Toccherà al popolo restaurare la democrazia.
Il seguito è noto. Arrendendosi senza opporre resistenza per
evitare un bagno di sangue, Chávez non si era affatto dimesso. Il
13 aprile i suoi sostenitori, centinaia di migliaia, occupano le strade
e le piazze di tutto il paese. Nel pomeriggio la sua Guardia d'onore torna
a Miraflores e aiuta alcuni ministri a rioccupare l'ufficio presidenziale.
Seguendo l'esempio del generale Raúl Baduel, capo della 42°
brigata dei paracadutisti di Maracay, alcuni comandanti fedeli alla costituzione
riprendono il controllo di tutte le guarnigioni. Diviso, senza prospettive
chiare, temendo una reazione incontrollabile della popolazione e scontri
tra militari, l'alto comando è in difficoltà. Nella notte
il presidente legittimo della repubblica bolivariana del Venezuela è
restituito al suo popolo.
Qualche giorno dopo l'opposizione, dimostrando di non aver imparato
nulla da questi tragici avvenimenti, si appresta a far risalire la tensione.
Tuttavia un militante, parlando dell'aria nuova che da tre anni spira sul
paese, avverte: «Che non si facciano illusioni. Con o senza Chávez
il Venezuela non sarà mai più come prima».
note:
(1) Nome dispregiativo dato dal presidente ai suoi oppositori (e di
cui essi si sono impadroniti con orgoglio), corrispondente al nostro: squallidi,
macilenti.
(2) Venditore ambulante.
(3) Si legga Ignacio Ramonet, «Chávez», e Pablo
Aiquel, «Per il Venezuela, «neobolivarismo» alla Chávez»,
Le Monde diplomatique/il manifesto, rispettivamente dell'ottobre 1999 e
del novembre 2000.
(4) Datanálisis, in El Universal, Caracas, 14 marzo 2002.
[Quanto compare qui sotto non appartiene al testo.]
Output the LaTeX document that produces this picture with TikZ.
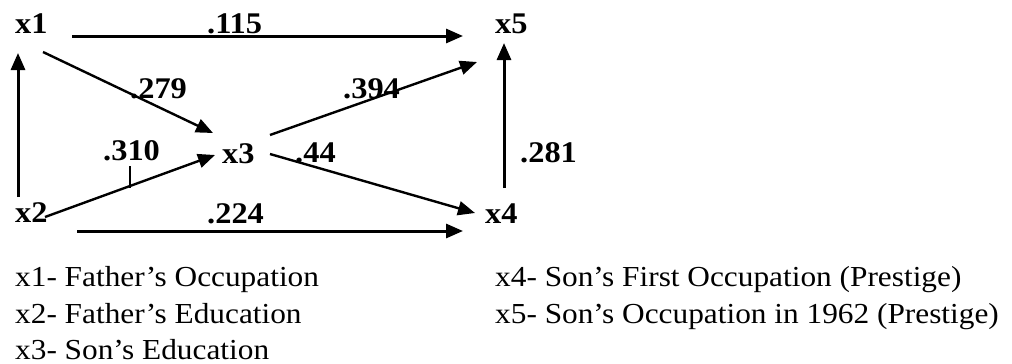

(5) Dopo aver rotto i legami, ma senza mai stringere alleanza con l'opposizione,
il Ppt si è riunito a Chávez. Anche una parte del Mas gli
è rimasta fedele.
(6) Bidonville.
(7) Il colonnello Pedro Soto, il contrammiraglio Carlos Molina, il
capitano Pedro Flores e il comandante Hugo Sanchéz.
(8) Anche la crisi in Medioriente ha avuto un ruolo in questa stabilizzazione.
(9) Miami Herald, 7 febbraio 2002.
(10) Coinvolto nell'Iran-gate negli anni '80, strettamente legato alla
lobby cubano-americana, la sua nomina è stata a lungo bloccata dal
Congresso.
(11) El Nacional, Caracas, 13 aprile.